César Vidal
Al borde del abismo
Estados Unidos es una democracia concebida sobre la base de la cosmovisión puritana, antropológicamente pesimista. Su constitución perfila una separación de poderes casi perfecta que pretende, mediante un sistema de frenos y contrapesos, evitar que el Ejecutivo o el Legislativo puedan imponerse recíprocamente, e incluso que el Judicial se transforme en un suprapoder. Entre las limitaciones del Ejecutivo, se encuentra la económica, ya que los norteamericanos siguen creyendo que el Legislativo tiene que ser un freno de cara a la subida del gasto público y de los impuestos y no su impulsor o legitimador. Compárese con el sistema parlamentario español y se apreciarán con facilidad las diferencias.
Hace casi dieciocho años, el Congreso ya logró que el presidente se quedara sin fondos durante veintiocho días, que se extendieron desde el 14 al 19 de noviembre de 1995 y desde el 16 de diciembre del mismo año al 6 de enero de 1996. La causa era que el Partido Republicano, encabezado por Newt Gingrich, no estaba dispuesto a tolerar nuevos gastos en sanidad y servicios sociales.
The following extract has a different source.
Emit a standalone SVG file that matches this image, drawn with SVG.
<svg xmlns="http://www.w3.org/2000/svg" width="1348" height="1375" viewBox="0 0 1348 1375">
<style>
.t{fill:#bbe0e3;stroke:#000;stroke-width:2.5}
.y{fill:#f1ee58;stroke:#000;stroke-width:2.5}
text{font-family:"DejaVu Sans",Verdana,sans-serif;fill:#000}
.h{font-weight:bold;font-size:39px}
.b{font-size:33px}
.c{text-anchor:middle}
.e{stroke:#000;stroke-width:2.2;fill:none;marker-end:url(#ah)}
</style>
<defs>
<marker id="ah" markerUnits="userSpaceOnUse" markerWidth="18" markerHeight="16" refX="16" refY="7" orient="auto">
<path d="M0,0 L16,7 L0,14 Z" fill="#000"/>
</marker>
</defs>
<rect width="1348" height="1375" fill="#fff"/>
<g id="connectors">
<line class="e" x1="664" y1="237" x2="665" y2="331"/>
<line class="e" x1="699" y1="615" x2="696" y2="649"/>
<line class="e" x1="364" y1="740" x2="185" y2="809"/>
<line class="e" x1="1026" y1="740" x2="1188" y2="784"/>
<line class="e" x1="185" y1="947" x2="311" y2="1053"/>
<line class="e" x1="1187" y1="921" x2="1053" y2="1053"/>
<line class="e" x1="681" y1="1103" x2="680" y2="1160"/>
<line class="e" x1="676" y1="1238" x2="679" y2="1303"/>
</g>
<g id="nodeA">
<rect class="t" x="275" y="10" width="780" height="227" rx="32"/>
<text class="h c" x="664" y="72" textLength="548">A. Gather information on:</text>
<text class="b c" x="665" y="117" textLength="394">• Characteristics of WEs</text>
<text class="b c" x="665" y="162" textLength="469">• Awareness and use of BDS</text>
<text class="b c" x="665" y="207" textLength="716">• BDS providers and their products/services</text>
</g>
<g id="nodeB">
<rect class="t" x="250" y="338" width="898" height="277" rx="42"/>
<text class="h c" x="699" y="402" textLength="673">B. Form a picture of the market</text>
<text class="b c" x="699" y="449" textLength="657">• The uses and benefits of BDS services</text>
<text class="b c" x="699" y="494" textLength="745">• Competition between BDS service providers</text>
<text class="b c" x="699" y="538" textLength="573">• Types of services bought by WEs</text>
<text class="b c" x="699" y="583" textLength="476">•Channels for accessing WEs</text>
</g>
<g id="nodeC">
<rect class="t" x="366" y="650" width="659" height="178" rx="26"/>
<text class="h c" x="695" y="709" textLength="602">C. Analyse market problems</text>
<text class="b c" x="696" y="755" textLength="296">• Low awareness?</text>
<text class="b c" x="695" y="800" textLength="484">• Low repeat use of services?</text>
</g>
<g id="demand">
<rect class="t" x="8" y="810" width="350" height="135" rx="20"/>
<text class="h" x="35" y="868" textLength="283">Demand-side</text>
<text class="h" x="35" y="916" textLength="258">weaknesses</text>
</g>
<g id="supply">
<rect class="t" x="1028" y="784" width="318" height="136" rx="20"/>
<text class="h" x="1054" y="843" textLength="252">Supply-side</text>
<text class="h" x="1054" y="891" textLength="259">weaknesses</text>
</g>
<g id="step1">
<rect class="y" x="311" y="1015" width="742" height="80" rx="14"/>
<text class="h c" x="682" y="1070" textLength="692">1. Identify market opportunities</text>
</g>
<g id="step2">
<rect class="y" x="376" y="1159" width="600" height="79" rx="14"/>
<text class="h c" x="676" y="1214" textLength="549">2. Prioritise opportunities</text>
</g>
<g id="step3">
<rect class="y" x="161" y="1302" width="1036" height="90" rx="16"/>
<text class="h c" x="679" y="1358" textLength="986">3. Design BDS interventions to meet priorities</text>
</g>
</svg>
El argumento esgrimido –no sin razón– es que implicarían una subida de impuestos y con ella un golpe a la economía. Tampoco se puede negar que existía un temor obvio a que los demócratas se perpetuaran en la Casa Blanca gracias a este tipo de medidas. Al fin y a la postre, los presupuestos tuvieron que equilibrarse –un tanto para los republicanos–, pero Clinton salió muy fortalecido de la crisis y consiguió la reelección. La situación actual presenta no pocos paralelos. El «Obamacare», como se conoce popularmente a la normativa sanitaria impulsaba por el presidente, ha encontrado una enorme resistencia en la medida en que choca con una tradición de individualismo y en que implica una subida del gasto público. A ello se une que proporcionaría un enorme prestigio a los demócratas solventar un problema como el de la Sanidad. La mayoría republicana se negó el martes a aceptar el presupuesto, lo que deja al poder federal sin dinero y, por lo tanto, obligado a prescindir de servicios que proporcionaba a los ciudadanos. De entrada, unos 800.000 funcionarios se verán en la calle, mientras que un millón más podrá trabajar, pero sin percibir un salario. En previsión de lo que esto podría significar, el lunes por la noche Obama firmó una medida legislativa para asegurar que el impago no afectaría a los que visten un uniforme.
La respuesta de los funcionarios está resultando, como en 1995, extraordinariamente responsable. La inmensa mayoría está yendo a trabajar, aunque algunas instancias como la Comisión Federal para las Comunicaciones instruyó a sus 1.716 empleados para que no estuvieran el martes en su puesto más de cuatro horas. Después declaró que, salvo 38 empleados, todos tendrían que marcharse a su casa. No son muchos, si se tiene en cuenta que deben atender a cuestiones como la detección de interferencias de la radio o las negociaciones de tratados. Peor es la situación de parques y monumentos, que serían cerrados inmediatamente, como ha sido el caso del zoo de Nueva York. Previsiblemente, la popularidad de Obama descenderá en los próximos días. Sin embargo, si la situación se prolonga el gran ganador del enfrentamiento será el Partido Demócrata. Como en la época de Clinton, será visto por los ciudadanos como el defensor de reformas indispensables, mientras los republicanos, aunque logren una disminución del gasto, aparecerán como el grupo que no dudó en humillar a la nación para imponer sus posturas.